City of New York v. United States
Headline: Appeals by New York, a school district, and several states against the United States and publishers are denied as the Court grants motions to affirm and leaves the lower-court judgment in place.
Holding: The Court granted motions to affirm and affirmed the district court’s judgment, leaving the lower-court decision in place.
- Leaves the lower-court judgment in effect for the parties involved.
- Ends these specific appeals without a full signed opinion or oral argument.

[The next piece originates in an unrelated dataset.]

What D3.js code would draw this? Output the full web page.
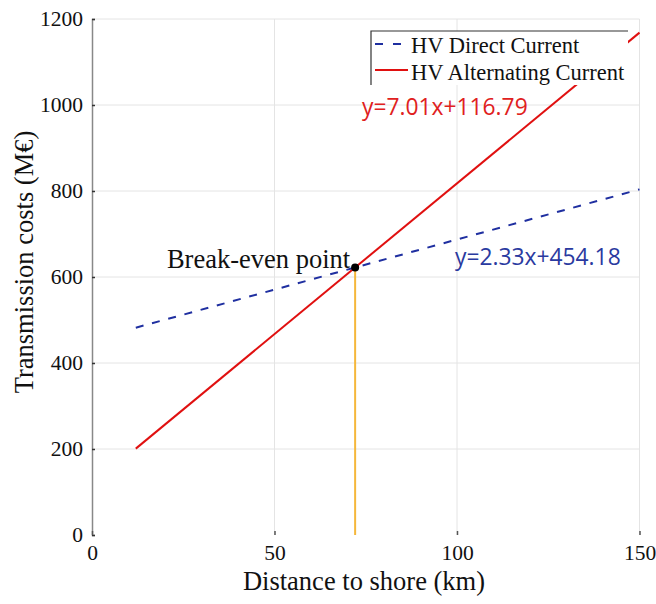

- Does not create a broad Supreme Court precedent beyond these cases.
Summary
Background
The City of New York and the School District of Philadelphia, joined by several State attorneys general, appealed a decision from the United States District Court for the Northern District of Illinois. The appeals involved the United States and private publishers named in the cases. The parties filed motions and briefs that brought the dispute to the Supreme Court on appeal.
Reasoning
The central question before the Court was whether the Supreme Court should disturb the lower-court judgment. In a brief, unsigned ruling, the Court granted the motions to affirm and affirmed the district court’s judgment. The per curiam decision does not include an extended written opinion explaining the Court’s reasoning. The opinion record notes that one Justice would have taken a different procedural course and another Justice did not participate.
Real world impact
Practically, the district court’s ruling remains in effect for the parties to these cases, and these specific appeals have ended at the Supreme Court. Because the Court issued a short per curiam affirmance without a full signed opinion, the decision does not explain broad legal rules or set out detailed guidance for other courts. The ruling’s immediate effect is limited to the cases on the docket rather than creating a wide-ranging new rule.
Dissents or concurrances
Justice Black said he would note probable jurisdiction and set the cases for oral argument, signaling he preferred fuller consideration. Justice Douglas did not take part in the decision.